The third is idealization. Suddenly, only the good remains. The poor communication, the uncertainty, the hurts, the disappearances somehow become foggy. At such times, you're not grieving the person, but their filtered version.
The fourth is self-blame. You were probably too much. You were probably too little. Surely, if you had done this or that better, it would have worked. Sometimes, yes, a relationship depends on two people. But it's also true that what would have required continuous self-sacrifice was not a lost dream, but a bad deal.
What to do on tough days?
Because there will be tough days. It doesn't matter how conscious you are. A scent, a song, a street, a date, and boom, it all comes back. At such times, the task isn't to feel nothing. The task is not to do anything foolish based on the feeling.
You need a pre-planned strategy for bad days. Not a grand philosophy, but rather an emergency plan. When the feeling of absence overwhelms you, don't reach for your phone, but do something that physically shakes you out of it. Go for a walk. Take a shower. Call someone who won't romanticize the situation. Write down in three sentences why it ended and why it's not good to go back to the same place.
It's worth taking the body seriously. Letting go isn't just mental work. Without sleep, with a disrupted daily rhythm, and constant stimulation, it's much harder to get out of emotional dependence. It's not glamorous advice, but it works: sleep more, exercise regularly, eat normally. Your nervous system is not a sidekick.
How do I let go of someone while rebuilding myself?
This is the essence. It's not enough to get rid of the absence. You need something in its place to sustain you.
After a breakup or unrequited attachment, self-esteem is often damaged. It's not just that you lost someone, but also that you feel you weren't chosen. It's easy to create the lie that you're worth less. But the two are not the same.
Rebuilding starts with giving weight back to your own life. What did you abandon about yourself during the relationship? Friends? Exercise? Ambition? Peace? Self-respect? These don't need to be regained someday; they need to be regained now.
It's also worth asking yourself why you clung so tightly. Was it because they were really that special? Or because they came at a bad time when you were already starving for attention, security, validation? Sometimes the other person isn't the great love. Sometimes it's just a strong dose of emotion that arrived at the wrong moment.
If you recognize this, you won't just survive, but you'll learn from it. And that's the point where letting go isn't a loss, but a change of direction.
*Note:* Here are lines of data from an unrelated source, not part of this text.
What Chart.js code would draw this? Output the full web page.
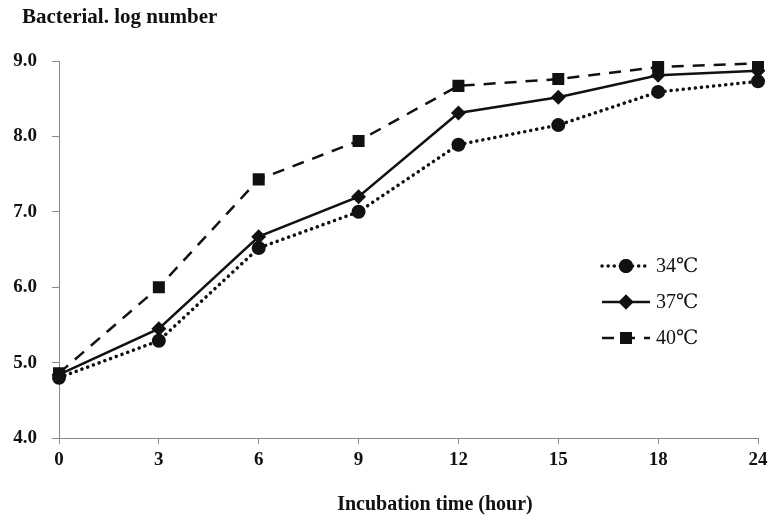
<!DOCTYPE html>
<html>
<head>
<meta charset="utf-8">
<script src="https://cdn.jsdelivr.net/npm/chart.js@4.4.1/dist/chart.umd.min.js"></script>
<style>
  html, body { margin: 0; padding: 0; background: #fff; }
  #wrap { width: 774px; height: 524px; }
</style>
</head>
<body>
<div id="wrap"><canvas id="myChart" width="774" height="524"></canvas></div>
<script>
// data
const hours = ['0', '3', '6', '9', '12', '15', '18', '24'];
const temp34 = [4.80, 5.29, 6.52, 7.00, 7.89, 8.15, 8.59, 8.73];
const temp37 = [4.84, 5.45, 6.67, 7.20, 8.31, 8.52, 8.81, 8.87];
const temp40 = [4.86, 6.00, 7.43, 7.94, 8.67, 8.76, 8.92, 8.97];
const seriesNames = ['34\u2103', '37\u2103', '40\u2103'];
const yTicks = [4, 5, 6, 7, 8, 9];

const serif = '"Liberation Serif", "Times New Roman", "DejaVu Serif", serif';

// titles + legend drawn by hand so they land where the original has them
const extras = {
  id: 'extras',
  afterDraw(chart) {
    const c = chart.ctx;
    c.save();
    c.fillStyle = '#111';
    c.textBaseline = 'middle';
    c.textAlign = 'left';
    c.font = 'bold 21px ' + serif;
    c.fillText('Bacterial. log number', 22, 18);
    c.textAlign = 'center';
    c.font = 'bold 20px ' + serif;
    c.fillText('Incubation time (hour)', 435, 505);

    // legend
    const rows = [266, 302, 338];
    chart.data.datasets.forEach((ds, i) => {
      const y = rows[i];
      c.strokeStyle = ds.borderColor;
      c.lineWidth = ds.borderWidth;
      c.lineCap = ds.borderCapStyle || 'butt';
      c.setLineDash(ds.borderDash || []);
      c.beginPath();
      c.moveTo(602, y);
      c.lineTo(650, y);
      c.stroke();
      c.setLineDash([]);
      Chart.helpers.drawPoint(c, {
        pointStyle: ds.pointStyle,
        radius: ds.pointRadius,
        rotation: 0,
        borderWidth: 0
      }, 626, y);
      c.fillStyle = '#111';
      c.fill();
      c.font = '20px ' + serif;
      c.textAlign = 'left';
      c.fillText(ds.label, 656, y + 1);
    });
    c.restore();
  }
};

const ctx = document.getElementById('myChart').getContext('2d');
new Chart(ctx, {
  type: 'line',
  data: {
    labels: hours,
    datasets: [
      {
        label: seriesNames[0],
        data: temp34,
        borderColor: '#111',
        backgroundColor: '#111',
        borderWidth: 3.5,
        borderDash: [0.1, 6],
        borderCapStyle: 'round',
        pointStyle: 'circle',
        pointRadius: 7,
        pointBorderWidth: 0,
        tension: 0
      },
      {
        label: seriesNames[1],
        data: temp37,
        borderColor: '#111',
        backgroundColor: '#111',
        borderWidth: 2.5,
        pointStyle: 'rectRot',
        pointRadius: 7.5,
        pointBorderWidth: 0,
        tension: 0
      },
      {
        label: seriesNames[2],
        data: temp40,
        borderColor: '#111',
        backgroundColor: '#111',
        borderWidth: 2.5,
        borderDash: [12, 9],
        pointStyle: 'rect',
        pointRadius: 8.5,
        pointBorderWidth: 0,
        tension: 0
      }
    ]
  },
  options: {
    responsive: false,
    animation: false,
    layout: {
      padding: { top: 61, right: 16, left: 0, bottom: 0 }
    },
    scales: {
      x: {
        offset: false,
        grid: {
          drawOnChartArea: false,
          drawTicks: true,
          tickLength: 6,
          color: '#888'
        },
        border: { display: true, color: '#888', width: 1 },
        ticks: {
          font: { family: serif, size: 19, weight: 'bold' },
          color: '#111',
          padding: 5,
          maxRotation: 0,
          autoSkip: false
        },
        afterFit(scale) { scale.height = 86; }
      },
      y: {
        min: 4,
        max: 9,
        afterBuildTicks(scale) {
          scale.ticks = yTicks.map(v => ({ value: v }));
        },
        grid: {
          drawOnChartArea: false,
          drawTicks: true,
          tickLength: 7,
          color: '#888'
        },
        border: { display: true, color: '#888', width: 1 },
        ticks: {
          font: { family: serif, size: 19, weight: 'bold' },
          color: '#111',
          padding: 15,
          callback: v => v.toFixed(1)
        },
        afterFit(scale) { scale.width = 59; }
      }
    },
    plugins: {
      legend: { display: false },
      tooltip: { enabled: false }
    }
  },
  plugins: [extras]
});
</script>
</body>
</html>
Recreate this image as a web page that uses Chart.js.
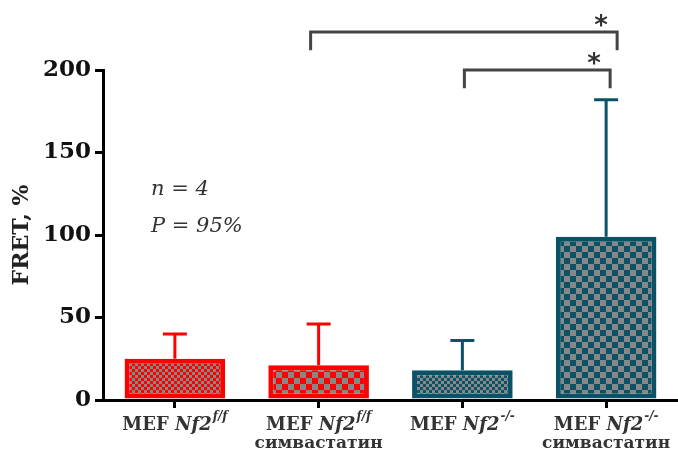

When do you need more help?
Sometimes, time and discipline can sort many things out. But sometimes, it's not enough. If you've been stuck in the same place for months, if your daily functioning has fallen apart, if panic, compulsive checking, sleep disorders, or depressive symptoms accompany everything, then asking for help is not a weakness. In fact, it's one of the most mature decisions.
You don't have to endure everything alone just because others have moved on from the outside. Letting go is not a competition. But it's also not an excuse to spin in the same circle forever.
Many people also find it helpful to grasp onto something short, targeted, that doesn't speak in therapy language, but clearly and directly. This is precisely why books that don't mince words but pull you out of stagnation on a daily basis work. They don't offer miracles, but momentum. Sometimes, that's exactly what's missing.
The truth is simpler than you'd like: you let go of someone not when you feel nothing one day, but when you no longer organize your life around them. And when that happens, the silence will no longer be emptiness, but space for what truly belongs to you.